Recently, there was a sting done on chairman of selection committee Chetan Sharma. The BCCI kept quiet as usual. Earlier, it had acted on stings in 2012 and 2013 after that too had exploded in public domain. Do you think this time too there should have been an inquiry into what was said on the sting by Zee TV.
It’s better to go deep into it and question it. But since he [Sharma] resigned, they thought that it’s best to leave him alone and leave the matter alone. I’m not there, so I really don’t know what went into their minds, and why they did not probe into it further.
You brought up in your book several issues connected with [former BCCI CEO Rahul] Johri. Were there any other issues that cropped up between you two, other than those mentioned in the book?
None, whatsoever.
The terse SMSes exchanged…
A: There were quite a few incidents that I could have mentioned in the book but I did not. For instance, I wanted to get training films made on anti-corruption education programme. I suggested to him (Johri) that I want the films we made to be shown to cricketers before matches as part of the programme. He said ‘oh, it will cost a lot of money’. I said, ‘well, the BCCI is not short of funds, and this is something very important’. But he just kind of brushed me aside. He said that the Board had its own in-house filming team. He said that he had gone to the West Indies along with the Indian team, and that films were made of players bathing in the sea. He showed me those films. He said the same camera team could make the training films also. I said he could ask them to get in touch with me, and that let’s do that. But the matter was forgotten. I wanted to get it made by a professional film producer. But he just brushed it aside.
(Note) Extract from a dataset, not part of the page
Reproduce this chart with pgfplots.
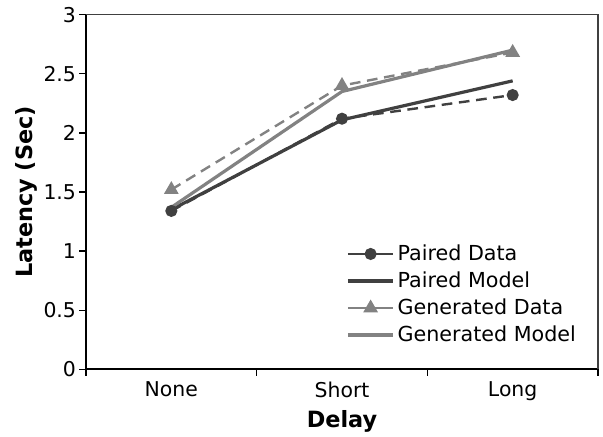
\documentclass[border=0pt]{standalone}
\usepackage{fontspec}
\setmainfont{DejaVu Sans}
\usepackage{pgfplots}
\pgfplotsset{compat=1.18}
\definecolor{pairedgray}{RGB}{64,64,64}
\definecolor{gengray}{RGB}{130,130,130}

\begin{document}
\begin{tikzpicture}
\begin{axis}[
    scale only axis,
    width=384pt, height=266pt,
    xmin=0.5, xmax=3.5,
    ymin=0, ymax=3,
    axis x line*=bottom,
    axis y line*=left,
    axis line style={black, line width=1.4pt},
    xtick={1,2,3},
    xticklabels={None, Short, Long},
    minor xtick={0.5,1.5,2.5,3.5},
    major x tick style={draw=none},
    minor x tick style={black, line width=1pt},
    minor tick length=5pt,
    ytick={0,0.5,...,3},
    ytick style={black, line width=1pt},
    major tick length=5pt,
    tick align=outside,
    yticklabel style={/pgf/number format/fixed, /pgf/number format/assume math mode=true,
        xshift=1pt},
    tick label style={font=\fontsize{15.3}{18}\selectfont},
    xticklabel style={yshift=-1pt},
    xlabel={\textbf{Delay}},
    ylabel={\textbf{Latency (Sec)}},
    label style={font=\fontsize{16.8}{19}\selectfont},
    xlabel style={at={(axis description cs:0.5,-0.147)}, anchor=center},
    ylabel style={at={(axis description cs:-0.116,0.5)}, anchor=center},
    legend style={
        at={(axis description cs:0.5,0.366)}, anchor=north west,
        draw=none, fill=none,
        font=\fontsize{15.5}{18}\selectfont,
        row sep=3pt,
        /tikz/every even column/.append style={column sep=1pt},
    },
    legend cell align=left,
    legend image code/.code={
        \draw[mark repeat=2, mark phase=2, #1]
            plot coordinates {(0cm,0cm) (0.6cm,0cm) (1.2cm,0cm)};
    },
    legend image post style={solid},
    after end axis/.code={
        \draw[pairedgray, line width=0.8pt] (rel axis cs:0,1) -- (rel axis cs:1,1) -- (rel axis cs:1,0);
        % page margins as in the reference
        \path (rel axis cs:0,0) ++(-64.5pt,-48.75pt);
        \path (rel axis cs:1,1) ++(3.75pt,11pt);
    },
]
\addplot[pairedgray, line width=1.8pt, dash pattern=on 8pt off 5pt,
    mark=*, mark size=3.6pt, mark options={solid}]
    coordinates {(1,1.34) (2,2.12) (3,2.32)};
\addlegendentry{Paired Data}
\addplot[pairedgray, line width=2.4pt, no marks]
    coordinates {(1,1.35) (2,2.11) (3,2.44)};
\addlegendentry{Paired Model}
\addplot[gengray, line width=1.8pt, dash pattern=on 8pt off 5pt,
    mark=triangle*, mark size=4.6pt, mark options={solid}]
    coordinates {(1,1.52) (2,2.40) (3,2.68)};
\addlegendentry{Generated Data}
\addplot[gengray, line width=2.4pt, no marks]
    coordinates {(1,1.37) (2,2.35) (3,2.70)};
\addlegendentry{Generated Model}
\end{axis}
\end{tikzpicture}
\end{document}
But you agreed to his suggestions that an in-house team could make the film.
Yes, I said why not, let the internal team discuss it with me, but nobody ever did. He wanted to save money. He thought it was a waste of money whereas all other activities that were happening were not [expensive]. This was very strange.
You met Johri socially before you joined the BCCI. Was your aim to familiarise yourself with him?
Yes, so that once I join he will pay heed to my unit. He will pay heed to the issues that were there. And our work would get facilitated. That was the intention.
By helping take away the security contract from the South Africa-based Nicholls Steyn and Associates (NSA), you saved a lot of money for the BCCI. NSA was getting a handsome amount from the BCCI for providing security to the IPL since 2008. Did you discover any hanky-panky behind this outsourced business?
This is also very strange. The ACU of the BCCI can very well act as a vigilance unit for the organisation. That means if there is any hanky-panky within the organisation, it can easily be given to the ACU to probe it. But they have scrupulously kept the ACU out of vigilance. There is no vigilance unit in the BCCI, except for the Ombudsman, who visits once in two months, three months, and inquires any complaint that is given to him. But one of the things that the BCCI can very easily do is to use the ACU as an internal vigilance unit, but it does not do that. So, there was no occasion for us to probe the Board members or any activity that took place within the Board, for instance, how the contract was given [to NSA], whether all the codes were followed while giving contracts. And in no committee, when a contract is awarded, is any ACU official involved. So, the ACU is kept scrupulously out of that vigilance part of what is going on in the BCCI.